## What is needed:
Leave the pictures out and retype the lines from the beginning through the line with "width=720pt, minimum height=66pt]", both ends included.

## Provided data:
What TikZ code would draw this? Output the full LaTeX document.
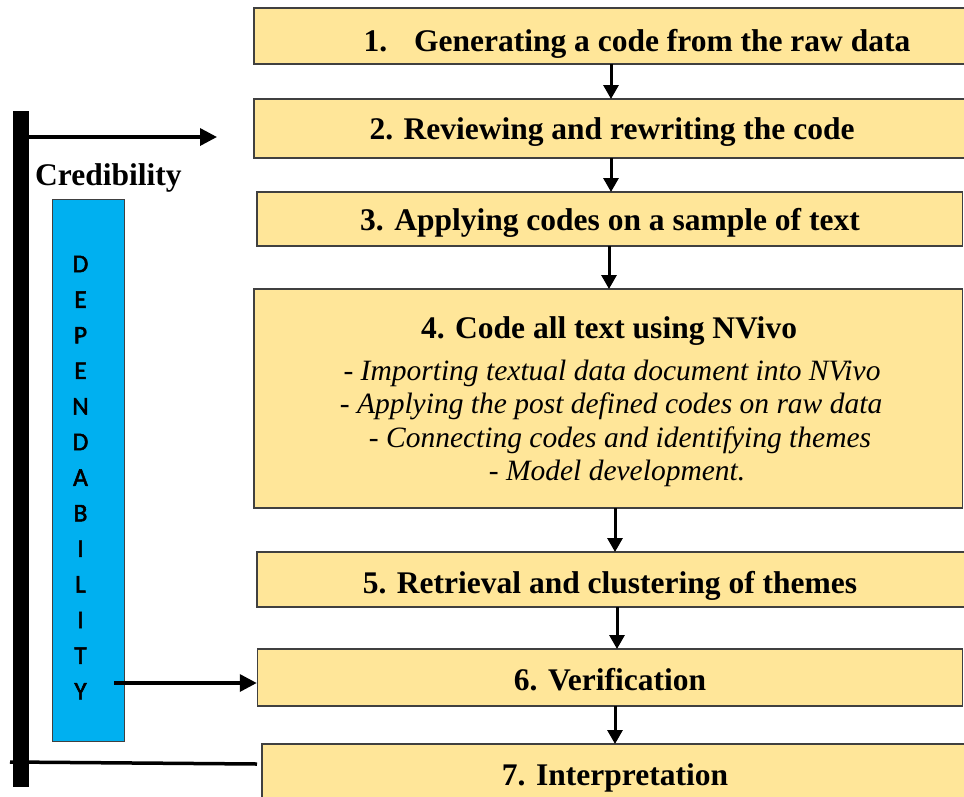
\documentclass[tikz,border=0pt]{standalone}
\usepackage{fontspec}
\setmainfont{Liberation Serif}
\newfontface\lettersfont[FakeBold=2]{Carlito}
\usetikzlibrary{arrows.meta}

\definecolor{stepfill}{HTML}{FFE699}
\definecolor{stepline}{HTML}{404040}
\definecolor{depblue}{HTML}{00B0F0}

\tikzset{
  stepbox/.style={draw=stepline, line width=1.5pt, fill=stepfill, rectangle, inner sep=0pt},
  title/.style={font=\fontsize{31.5}{36}\selectfont\bfseries, inner sep=0pt, anchor=base},
  flow/.style={draw=black, line width=3pt,
    -{Triangle[length=14pt, width=15pt]}},
  sidearrow/.style={draw=black, line width=3.5pt,
    -{Triangle[length=17pt, width=17pt]}},
  letter/.style={font=\lettersfont\fontsize{25.5}{26}\selectfont, inner sep=0pt},
  detail/.style={font=\fontsize{29.5}{33.5}\selectfont\itshape, inner sep=0pt, anchor=base}
}

\begin{document}
\begin{tikzpicture}[x=1pt, y=-1pt]
  \useasboundingbox (0,0) rectangle (964,796);
  \clip (0,0) rectangle (964,796);
  \fill[white] (0,0) rectangle (964,796);

  % process steps
  \node[stepbox, minimum width=720pt, minimum height=56pt] (s1) at (614,36) {};
  \node[stepbox, minimum width=720pt, minimum height=59pt] (s2) at (614,128.5) {};
  \node[stepbox, minimum width=705.5pt, minimum height=54pt] (s3) at (609.75,219) {};
  \node[stepbox, minimum width=708.5pt, minimum height=219pt] (s4) at (608.25,398.5) {};
  \node[stepbox, minimum width=720pt, minimum height=55pt] (s5) at (617,579.5) {};
  \node[stepbox, minimum width=705pt, minimum height=57pt] (s6) at (610,677.5) {};
  \node[stepbox, minimum width=720pt, minimum height=66pt] (s7) at (622,777) {};

  % step labels
  \node[title] (t1) at (637,51) {1.\hspace{0.85em}Generating a code from the raw data};
  \node[title] (t2) at (612,139) {2. Reviewing and rewriting the code};
  \node[title] (t3) at (610,230) {3. Applying codes on a sample of text};
  \node[title] (t4) at (609,338) {4. Code all text using NVivo};
  \node[detail] (d1) at (612,380) {- Importing textual data document into NVivo};
  \node[detail] (d2) at (611,413.5) {- Applying the post defined codes on raw data};
  \node[detail] (d3) at (620,447) {- Connecting codes and identifying themes};
  \node[detail] (d4) at (617,480.5) {- Model development.};
  \node[title] (t5) at (610,593) {5. Retrieval and clustering of themes};
  \node[title] (t6) at (610,690.5) {6. Verification};
  \node[title] (t7) at (615,785) {7. Interpretation};

  % arrows between steps
  \draw[flow] (611,64) -- (611,99);
  \draw[flow] (611,158) -- (611,192);
  \draw[flow] (609,246) -- (609,289);
  \draw[flow] (615,508) -- (615,552);
  \draw[flow] (617,607) -- (617,649);
  \draw[flow] (615,706) -- (615,744);

  % credibility bar
  \fill[black] (12.7,111) rectangle (29.3,787);
  \coordinate (barTop) at (29.3,137);
  \coordinate (credTip) at (217,137);
  \draw[sidearrow] (barTop) -- (credTip);
  \coordinate (barFoot) at (10,762);
  \coordinate (lineEnd) at (257,764);
  \draw[line width=3.5pt] (barFoot) -- (lineEnd);
  \node[font=\fontsize{31.5}{36}\selectfont\bfseries, inner sep=0pt, anchor=base west]
    (cred) at (35,185) {Credibility};

  % dependability column
  \node[draw=stepline, line width=0.8pt, fill=depblue, rectangle, inner sep=0pt,
    minimum width=71.6pt, minimum height=542pt] (dep) at (88.5,470) {};
  \foreach \ch [count=\i from 0] in {D,E,P,E,N,D,A,B,I,L,I,T,Y} {
    \node[letter] (l\i) at (80.5, 264+35.6*\i) {\ch};
  }
  \coordinate (yStart) at (114,683);
  \draw[sidearrow] (yStart) -- (s6.west |- yStart);
\end{tikzpicture}
\end{document}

## Solution to the problem:
What TikZ code would draw this? Output the full LaTeX document.
\documentclass[tikz,border=0pt]{standalone}
\usepackage{fontspec}
\setmainfont{Liberation Serif}
\newfontface\lettersfont[FakeBold=2]{Carlito}
\usetikzlibrary{arrows.meta}

\definecolor{stepfill}{HTML}{FFE699}
\definecolor{stepline}{HTML}{404040}
\definecolor{depblue}{HTML}{00B0F0}

\tikzset{
  stepbox/.style={draw=stepline, line width=1.5pt, fill=stepfill, rectangle, inner sep=0pt},
  title/.style={font=\fontsize{31.5}{36}\selectfont\bfseries, inner sep=0pt, anchor=base},
  flow/.style={draw=black, line width=3pt,
    -{Triangle[length=14pt, width=15pt]}},
  sidearrow/.style={draw=black, line width=3.5pt,
    -{Triangle[length=17pt, width=17pt]}},
  letter/.style={font=\lettersfont\fontsize{25.5}{26}\selectfont, inner sep=0pt},
  detail/.style={font=\fontsize{29.5}{33.5}\selectfont\itshape, inner sep=0pt, anchor=base}
}

\begin{document}
\begin{tikzpicture}[x=1pt, y=-1pt]
  \useasboundingbox (0,0) rectangle (964,796);
  \clip (0,0) rectangle (964,796);
  \fill[white] (0,0) rectangle (964,796);

  % process steps
  \node[stepbox, minimum width=720pt, minimum height=56pt] (s1) at (614,36) {};
  \node[stepbox, minimum width=720pt, minimum height=59pt] (s2) at (614,128.5) {};
  \node[stepbox, minimum width=705.5pt, minimum height=54pt] (s3) at (609.75,219) {};
  \node[stepbox, minimum width=708.5pt, minimum height=219pt] (s4) at (608.25,398.5) {};
  \node[stepbox, minimum width=720pt, minimum height=55pt] (s5) at (617,579.5) {};
  \node[stepbox, minimum width=705pt, minimum height=57pt] (s6) at (610,677.5) {};
  \node[stepbox, minimum width=720pt, minimum height=66pt] (s7) at (622,777) {};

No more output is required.